• _Task prompt_: The line containing "import pandas as pd" marks the end: extract everything from the first line of the data through that line, exactly, with no pictures.

• _Data block_:
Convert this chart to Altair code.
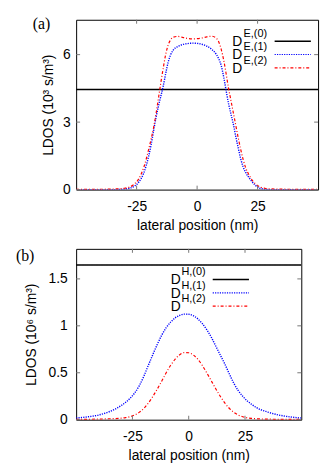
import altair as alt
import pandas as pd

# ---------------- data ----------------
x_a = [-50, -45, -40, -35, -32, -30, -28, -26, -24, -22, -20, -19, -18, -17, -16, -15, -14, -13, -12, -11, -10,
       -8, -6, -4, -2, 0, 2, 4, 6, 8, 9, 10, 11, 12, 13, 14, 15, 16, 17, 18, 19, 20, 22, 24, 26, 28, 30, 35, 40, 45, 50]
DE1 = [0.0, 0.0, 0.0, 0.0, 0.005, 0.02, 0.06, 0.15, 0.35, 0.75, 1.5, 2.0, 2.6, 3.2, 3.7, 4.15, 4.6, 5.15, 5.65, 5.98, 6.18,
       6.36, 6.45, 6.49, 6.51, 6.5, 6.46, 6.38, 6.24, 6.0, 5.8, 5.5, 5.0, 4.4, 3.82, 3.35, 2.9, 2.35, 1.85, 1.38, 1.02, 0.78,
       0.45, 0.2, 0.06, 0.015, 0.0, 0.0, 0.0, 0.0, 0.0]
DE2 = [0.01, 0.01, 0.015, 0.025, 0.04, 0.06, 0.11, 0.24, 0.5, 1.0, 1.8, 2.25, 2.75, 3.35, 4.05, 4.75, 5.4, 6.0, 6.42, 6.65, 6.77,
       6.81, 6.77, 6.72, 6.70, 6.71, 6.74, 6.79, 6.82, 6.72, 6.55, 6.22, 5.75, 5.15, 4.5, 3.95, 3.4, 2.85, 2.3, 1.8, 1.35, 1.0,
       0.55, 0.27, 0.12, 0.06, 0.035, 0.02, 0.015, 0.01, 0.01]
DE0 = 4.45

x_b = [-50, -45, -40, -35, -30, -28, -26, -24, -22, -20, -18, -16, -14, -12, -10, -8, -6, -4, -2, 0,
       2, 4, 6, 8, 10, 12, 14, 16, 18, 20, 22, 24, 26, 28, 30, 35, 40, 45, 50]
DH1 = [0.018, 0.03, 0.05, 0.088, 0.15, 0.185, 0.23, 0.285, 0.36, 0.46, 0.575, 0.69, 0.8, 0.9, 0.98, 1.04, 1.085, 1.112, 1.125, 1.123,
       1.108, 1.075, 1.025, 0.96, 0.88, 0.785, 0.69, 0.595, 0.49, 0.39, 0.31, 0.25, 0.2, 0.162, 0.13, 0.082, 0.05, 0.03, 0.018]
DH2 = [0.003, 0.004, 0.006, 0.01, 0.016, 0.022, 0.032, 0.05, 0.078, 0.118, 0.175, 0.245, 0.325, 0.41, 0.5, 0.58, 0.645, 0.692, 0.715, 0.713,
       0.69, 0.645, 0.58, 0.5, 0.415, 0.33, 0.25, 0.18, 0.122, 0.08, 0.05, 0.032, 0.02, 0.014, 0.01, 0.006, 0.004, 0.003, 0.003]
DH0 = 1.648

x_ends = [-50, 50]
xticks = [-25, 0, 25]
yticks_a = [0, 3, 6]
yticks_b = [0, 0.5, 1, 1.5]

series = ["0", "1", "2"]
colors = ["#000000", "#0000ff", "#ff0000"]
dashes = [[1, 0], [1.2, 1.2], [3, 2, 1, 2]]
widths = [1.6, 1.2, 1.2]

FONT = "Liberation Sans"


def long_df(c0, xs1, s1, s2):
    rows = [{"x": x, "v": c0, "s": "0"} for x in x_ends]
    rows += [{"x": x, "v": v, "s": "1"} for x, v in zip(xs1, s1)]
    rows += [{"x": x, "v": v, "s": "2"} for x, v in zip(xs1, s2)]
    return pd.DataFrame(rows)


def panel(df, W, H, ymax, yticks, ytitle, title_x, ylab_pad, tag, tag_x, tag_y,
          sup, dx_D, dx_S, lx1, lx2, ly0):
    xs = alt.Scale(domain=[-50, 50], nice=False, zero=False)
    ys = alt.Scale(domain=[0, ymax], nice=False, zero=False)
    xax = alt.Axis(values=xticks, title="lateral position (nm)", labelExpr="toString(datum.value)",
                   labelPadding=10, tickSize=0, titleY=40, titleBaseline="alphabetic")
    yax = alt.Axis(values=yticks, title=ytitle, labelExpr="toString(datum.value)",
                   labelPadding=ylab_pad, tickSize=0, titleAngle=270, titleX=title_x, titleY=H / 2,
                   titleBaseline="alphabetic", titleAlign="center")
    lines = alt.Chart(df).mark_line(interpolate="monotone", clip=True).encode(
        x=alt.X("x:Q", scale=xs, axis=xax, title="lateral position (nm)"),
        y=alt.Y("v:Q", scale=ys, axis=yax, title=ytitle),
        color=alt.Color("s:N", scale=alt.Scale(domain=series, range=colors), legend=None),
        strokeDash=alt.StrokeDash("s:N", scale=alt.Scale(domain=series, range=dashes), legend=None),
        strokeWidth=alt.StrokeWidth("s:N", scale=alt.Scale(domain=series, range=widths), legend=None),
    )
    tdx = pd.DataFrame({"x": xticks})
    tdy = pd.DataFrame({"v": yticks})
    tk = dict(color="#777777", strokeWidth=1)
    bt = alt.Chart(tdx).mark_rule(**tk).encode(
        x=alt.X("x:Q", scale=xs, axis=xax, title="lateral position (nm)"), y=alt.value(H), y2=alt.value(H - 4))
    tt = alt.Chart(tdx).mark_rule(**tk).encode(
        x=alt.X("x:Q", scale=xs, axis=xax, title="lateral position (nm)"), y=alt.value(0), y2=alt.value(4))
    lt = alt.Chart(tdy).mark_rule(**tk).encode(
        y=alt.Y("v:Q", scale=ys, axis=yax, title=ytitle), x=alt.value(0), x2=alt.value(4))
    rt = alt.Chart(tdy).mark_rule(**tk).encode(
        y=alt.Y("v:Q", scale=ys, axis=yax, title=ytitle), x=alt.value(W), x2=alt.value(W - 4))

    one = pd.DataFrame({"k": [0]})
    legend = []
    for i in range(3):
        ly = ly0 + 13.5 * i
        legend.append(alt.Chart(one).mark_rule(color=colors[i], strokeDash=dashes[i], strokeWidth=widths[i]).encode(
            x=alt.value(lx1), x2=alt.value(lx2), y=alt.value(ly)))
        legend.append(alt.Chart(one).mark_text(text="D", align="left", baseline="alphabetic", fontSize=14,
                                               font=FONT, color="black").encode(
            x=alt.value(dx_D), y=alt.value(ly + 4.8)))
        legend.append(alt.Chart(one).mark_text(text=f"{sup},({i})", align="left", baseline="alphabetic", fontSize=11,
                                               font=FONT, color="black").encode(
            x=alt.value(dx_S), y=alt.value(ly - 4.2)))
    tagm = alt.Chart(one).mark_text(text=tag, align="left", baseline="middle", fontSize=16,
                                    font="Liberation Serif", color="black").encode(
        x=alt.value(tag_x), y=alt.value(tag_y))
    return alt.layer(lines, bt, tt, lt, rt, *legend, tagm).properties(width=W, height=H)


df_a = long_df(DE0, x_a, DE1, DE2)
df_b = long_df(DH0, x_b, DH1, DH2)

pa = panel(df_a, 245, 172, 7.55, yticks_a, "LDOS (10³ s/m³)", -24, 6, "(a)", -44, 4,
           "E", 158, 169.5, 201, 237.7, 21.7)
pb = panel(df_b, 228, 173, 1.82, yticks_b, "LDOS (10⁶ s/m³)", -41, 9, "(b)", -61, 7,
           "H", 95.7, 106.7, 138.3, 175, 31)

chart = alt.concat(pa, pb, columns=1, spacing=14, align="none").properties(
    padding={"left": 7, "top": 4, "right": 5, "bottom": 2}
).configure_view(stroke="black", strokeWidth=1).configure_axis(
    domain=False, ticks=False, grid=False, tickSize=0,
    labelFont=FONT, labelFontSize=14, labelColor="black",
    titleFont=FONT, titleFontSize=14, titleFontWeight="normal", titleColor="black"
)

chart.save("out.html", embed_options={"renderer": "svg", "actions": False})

• _Result of this task_:
Convert this chart to Altair code.
import altair as alt
import pandas as pd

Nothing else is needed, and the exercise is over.